◆ **Extracted data**
+ + + +

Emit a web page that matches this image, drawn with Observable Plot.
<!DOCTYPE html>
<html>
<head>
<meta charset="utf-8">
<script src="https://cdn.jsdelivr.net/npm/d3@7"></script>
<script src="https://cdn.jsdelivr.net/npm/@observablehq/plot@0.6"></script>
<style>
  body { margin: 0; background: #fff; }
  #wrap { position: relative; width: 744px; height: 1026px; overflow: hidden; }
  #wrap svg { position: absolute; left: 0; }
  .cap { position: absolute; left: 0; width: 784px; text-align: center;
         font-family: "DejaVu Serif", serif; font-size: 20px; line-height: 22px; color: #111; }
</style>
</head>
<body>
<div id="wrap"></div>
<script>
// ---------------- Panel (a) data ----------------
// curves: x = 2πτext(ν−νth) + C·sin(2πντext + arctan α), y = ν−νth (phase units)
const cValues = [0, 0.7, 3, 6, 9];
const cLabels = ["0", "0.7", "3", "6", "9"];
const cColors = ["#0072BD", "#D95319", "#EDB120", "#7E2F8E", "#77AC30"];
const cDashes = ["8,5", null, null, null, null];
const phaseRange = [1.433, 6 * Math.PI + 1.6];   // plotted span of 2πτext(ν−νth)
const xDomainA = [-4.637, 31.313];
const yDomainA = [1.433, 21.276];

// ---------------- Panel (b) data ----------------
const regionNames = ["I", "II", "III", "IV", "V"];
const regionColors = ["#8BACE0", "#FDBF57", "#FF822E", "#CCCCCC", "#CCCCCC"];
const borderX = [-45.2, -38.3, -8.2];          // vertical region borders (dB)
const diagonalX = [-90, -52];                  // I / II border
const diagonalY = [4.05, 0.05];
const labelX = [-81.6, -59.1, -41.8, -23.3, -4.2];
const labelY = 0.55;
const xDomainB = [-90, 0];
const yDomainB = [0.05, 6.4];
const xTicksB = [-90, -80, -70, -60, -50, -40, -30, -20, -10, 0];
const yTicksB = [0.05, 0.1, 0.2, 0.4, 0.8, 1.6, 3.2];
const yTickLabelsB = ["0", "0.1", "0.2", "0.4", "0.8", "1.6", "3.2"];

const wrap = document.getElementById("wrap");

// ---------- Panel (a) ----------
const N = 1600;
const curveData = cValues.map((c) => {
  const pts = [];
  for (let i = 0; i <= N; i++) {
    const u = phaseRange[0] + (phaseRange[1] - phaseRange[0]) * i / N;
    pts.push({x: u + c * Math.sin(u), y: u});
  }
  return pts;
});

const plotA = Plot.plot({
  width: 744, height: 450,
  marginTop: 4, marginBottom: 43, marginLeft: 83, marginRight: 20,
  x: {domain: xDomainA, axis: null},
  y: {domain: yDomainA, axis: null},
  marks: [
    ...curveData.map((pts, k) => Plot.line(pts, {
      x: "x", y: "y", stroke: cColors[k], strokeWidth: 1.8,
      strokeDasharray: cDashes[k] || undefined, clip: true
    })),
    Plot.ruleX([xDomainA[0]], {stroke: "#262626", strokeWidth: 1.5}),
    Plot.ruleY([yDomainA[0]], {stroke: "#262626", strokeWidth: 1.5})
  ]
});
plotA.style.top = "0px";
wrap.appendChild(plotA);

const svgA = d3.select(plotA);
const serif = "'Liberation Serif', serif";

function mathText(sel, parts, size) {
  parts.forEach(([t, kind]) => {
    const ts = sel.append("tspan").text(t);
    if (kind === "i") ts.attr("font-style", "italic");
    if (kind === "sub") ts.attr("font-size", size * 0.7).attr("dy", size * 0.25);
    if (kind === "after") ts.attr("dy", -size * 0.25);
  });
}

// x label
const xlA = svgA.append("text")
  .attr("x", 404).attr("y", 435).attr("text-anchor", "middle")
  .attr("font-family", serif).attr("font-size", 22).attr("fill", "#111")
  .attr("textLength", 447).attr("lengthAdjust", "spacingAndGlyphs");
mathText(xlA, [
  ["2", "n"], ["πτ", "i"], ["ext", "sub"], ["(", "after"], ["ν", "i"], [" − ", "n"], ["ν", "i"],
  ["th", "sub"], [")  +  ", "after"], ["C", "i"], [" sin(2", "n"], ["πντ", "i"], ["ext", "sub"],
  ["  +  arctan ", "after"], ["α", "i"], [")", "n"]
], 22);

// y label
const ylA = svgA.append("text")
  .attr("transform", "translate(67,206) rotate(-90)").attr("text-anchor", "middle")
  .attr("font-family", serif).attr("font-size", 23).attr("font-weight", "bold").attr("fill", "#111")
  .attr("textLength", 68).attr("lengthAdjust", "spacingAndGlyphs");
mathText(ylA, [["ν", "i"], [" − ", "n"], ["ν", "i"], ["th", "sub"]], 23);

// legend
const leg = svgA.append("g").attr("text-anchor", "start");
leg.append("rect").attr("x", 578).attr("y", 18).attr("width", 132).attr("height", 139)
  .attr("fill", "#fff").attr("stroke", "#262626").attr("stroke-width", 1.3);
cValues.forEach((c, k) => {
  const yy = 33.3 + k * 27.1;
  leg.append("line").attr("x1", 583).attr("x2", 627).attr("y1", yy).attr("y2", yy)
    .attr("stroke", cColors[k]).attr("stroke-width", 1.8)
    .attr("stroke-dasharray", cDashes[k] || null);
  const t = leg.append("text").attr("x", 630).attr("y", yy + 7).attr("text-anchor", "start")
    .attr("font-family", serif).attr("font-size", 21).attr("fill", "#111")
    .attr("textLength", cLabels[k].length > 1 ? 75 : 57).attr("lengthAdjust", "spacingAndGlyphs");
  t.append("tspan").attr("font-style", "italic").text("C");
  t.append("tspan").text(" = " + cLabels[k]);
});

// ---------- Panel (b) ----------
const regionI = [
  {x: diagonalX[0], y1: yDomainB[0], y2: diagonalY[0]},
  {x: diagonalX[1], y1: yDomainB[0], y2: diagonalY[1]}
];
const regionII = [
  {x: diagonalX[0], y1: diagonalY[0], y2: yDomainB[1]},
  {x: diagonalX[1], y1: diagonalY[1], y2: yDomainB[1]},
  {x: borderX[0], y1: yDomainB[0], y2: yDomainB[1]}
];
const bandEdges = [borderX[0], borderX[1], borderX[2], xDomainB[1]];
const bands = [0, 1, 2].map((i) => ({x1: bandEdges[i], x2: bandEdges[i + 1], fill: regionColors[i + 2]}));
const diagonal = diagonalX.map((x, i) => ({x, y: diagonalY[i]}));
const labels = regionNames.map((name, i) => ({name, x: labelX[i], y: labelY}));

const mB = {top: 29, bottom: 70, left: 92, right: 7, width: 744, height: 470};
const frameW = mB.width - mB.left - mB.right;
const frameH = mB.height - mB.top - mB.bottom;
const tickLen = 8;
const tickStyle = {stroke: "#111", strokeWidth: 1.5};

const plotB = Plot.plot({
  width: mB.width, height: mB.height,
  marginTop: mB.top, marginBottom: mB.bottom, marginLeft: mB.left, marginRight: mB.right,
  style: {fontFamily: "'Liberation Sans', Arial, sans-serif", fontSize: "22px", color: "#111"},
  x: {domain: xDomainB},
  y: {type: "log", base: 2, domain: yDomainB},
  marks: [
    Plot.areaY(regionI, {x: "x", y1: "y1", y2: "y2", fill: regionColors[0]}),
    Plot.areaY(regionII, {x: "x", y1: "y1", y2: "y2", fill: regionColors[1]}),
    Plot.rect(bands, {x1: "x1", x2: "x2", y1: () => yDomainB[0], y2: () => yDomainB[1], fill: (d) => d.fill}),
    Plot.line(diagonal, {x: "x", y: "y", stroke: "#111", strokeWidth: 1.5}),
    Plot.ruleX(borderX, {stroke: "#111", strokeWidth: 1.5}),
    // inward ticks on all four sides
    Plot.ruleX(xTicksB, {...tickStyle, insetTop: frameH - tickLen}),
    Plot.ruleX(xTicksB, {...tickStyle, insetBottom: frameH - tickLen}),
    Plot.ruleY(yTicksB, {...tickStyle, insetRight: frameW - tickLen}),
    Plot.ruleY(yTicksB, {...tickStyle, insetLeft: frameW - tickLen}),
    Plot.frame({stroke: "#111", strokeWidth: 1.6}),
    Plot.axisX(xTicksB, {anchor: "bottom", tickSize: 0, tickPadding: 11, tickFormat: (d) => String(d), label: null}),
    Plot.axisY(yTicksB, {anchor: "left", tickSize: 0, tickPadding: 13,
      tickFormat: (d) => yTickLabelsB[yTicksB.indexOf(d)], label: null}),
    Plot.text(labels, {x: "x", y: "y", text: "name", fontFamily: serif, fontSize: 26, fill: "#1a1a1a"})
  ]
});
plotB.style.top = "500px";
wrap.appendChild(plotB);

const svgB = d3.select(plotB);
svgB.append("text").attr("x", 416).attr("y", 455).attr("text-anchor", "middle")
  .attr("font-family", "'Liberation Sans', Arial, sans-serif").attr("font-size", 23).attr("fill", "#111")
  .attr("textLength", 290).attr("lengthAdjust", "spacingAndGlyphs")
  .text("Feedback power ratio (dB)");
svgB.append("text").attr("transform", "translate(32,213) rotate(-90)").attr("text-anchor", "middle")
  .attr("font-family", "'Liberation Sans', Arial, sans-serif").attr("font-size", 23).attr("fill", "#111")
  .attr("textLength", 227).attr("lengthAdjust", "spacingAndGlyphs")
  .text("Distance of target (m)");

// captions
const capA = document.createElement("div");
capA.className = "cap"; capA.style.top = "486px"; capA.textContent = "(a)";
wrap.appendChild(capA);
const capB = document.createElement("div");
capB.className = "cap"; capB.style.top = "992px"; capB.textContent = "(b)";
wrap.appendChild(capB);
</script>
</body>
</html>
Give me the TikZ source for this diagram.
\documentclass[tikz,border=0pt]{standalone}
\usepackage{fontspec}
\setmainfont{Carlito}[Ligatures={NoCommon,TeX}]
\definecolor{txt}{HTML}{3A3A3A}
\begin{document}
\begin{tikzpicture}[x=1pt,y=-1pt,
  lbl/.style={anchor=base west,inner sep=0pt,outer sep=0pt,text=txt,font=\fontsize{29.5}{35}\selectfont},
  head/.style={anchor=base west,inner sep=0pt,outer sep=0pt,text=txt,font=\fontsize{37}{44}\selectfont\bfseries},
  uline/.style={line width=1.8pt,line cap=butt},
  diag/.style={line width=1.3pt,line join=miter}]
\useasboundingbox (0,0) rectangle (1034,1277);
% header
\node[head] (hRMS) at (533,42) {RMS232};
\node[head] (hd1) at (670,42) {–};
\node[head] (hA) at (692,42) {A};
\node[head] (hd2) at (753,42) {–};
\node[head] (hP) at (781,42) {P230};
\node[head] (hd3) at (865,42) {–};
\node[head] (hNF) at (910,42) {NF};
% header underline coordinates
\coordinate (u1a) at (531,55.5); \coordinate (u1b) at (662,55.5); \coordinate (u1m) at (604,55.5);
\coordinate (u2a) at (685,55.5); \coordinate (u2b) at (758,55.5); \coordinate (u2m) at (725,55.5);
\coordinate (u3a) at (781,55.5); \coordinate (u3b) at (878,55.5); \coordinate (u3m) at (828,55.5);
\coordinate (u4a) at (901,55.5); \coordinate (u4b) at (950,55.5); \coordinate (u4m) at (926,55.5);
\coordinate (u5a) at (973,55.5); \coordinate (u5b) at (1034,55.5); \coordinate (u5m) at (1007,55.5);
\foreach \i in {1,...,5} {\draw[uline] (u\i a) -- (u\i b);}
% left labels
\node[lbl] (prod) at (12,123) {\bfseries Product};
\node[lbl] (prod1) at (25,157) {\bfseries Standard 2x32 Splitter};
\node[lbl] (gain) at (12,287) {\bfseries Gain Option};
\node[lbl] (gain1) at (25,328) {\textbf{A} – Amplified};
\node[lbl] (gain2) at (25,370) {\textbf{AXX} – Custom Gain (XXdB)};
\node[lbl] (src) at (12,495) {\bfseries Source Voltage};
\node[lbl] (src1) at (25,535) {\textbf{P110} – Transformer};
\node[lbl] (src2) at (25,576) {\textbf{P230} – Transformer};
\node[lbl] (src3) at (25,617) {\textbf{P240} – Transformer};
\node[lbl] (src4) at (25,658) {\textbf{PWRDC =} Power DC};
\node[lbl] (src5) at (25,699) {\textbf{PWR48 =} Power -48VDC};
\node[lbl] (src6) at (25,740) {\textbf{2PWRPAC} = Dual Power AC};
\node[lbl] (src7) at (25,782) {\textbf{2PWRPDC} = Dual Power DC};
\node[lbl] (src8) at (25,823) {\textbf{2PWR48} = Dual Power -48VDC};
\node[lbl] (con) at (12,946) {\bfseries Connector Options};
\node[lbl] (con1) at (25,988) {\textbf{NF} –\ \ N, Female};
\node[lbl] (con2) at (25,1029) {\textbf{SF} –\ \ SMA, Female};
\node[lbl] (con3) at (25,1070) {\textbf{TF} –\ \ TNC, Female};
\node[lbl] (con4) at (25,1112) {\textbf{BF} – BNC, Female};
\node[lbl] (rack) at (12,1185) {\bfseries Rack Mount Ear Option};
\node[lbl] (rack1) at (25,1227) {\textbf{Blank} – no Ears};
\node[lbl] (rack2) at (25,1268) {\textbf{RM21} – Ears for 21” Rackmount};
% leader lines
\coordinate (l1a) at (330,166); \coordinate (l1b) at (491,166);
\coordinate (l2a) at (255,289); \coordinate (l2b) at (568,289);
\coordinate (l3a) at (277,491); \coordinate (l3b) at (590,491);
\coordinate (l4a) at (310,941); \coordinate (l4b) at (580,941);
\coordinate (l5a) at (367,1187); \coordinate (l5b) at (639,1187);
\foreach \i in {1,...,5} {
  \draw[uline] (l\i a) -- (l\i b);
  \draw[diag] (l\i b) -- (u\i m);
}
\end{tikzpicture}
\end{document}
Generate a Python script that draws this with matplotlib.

+ + + +

◆ **Requirements**
Copy out every line in the listing where the word "script" appears.

◆ **Task response**
<script src="https://cdn.jsdelivr.net/npm/d3@7"></script>
<script src="https://cdn.jsdelivr.net/npm/@observablehq/plot@0.6"></script>
<script>
</script>
Generate a Python script that draws this with matplotlib.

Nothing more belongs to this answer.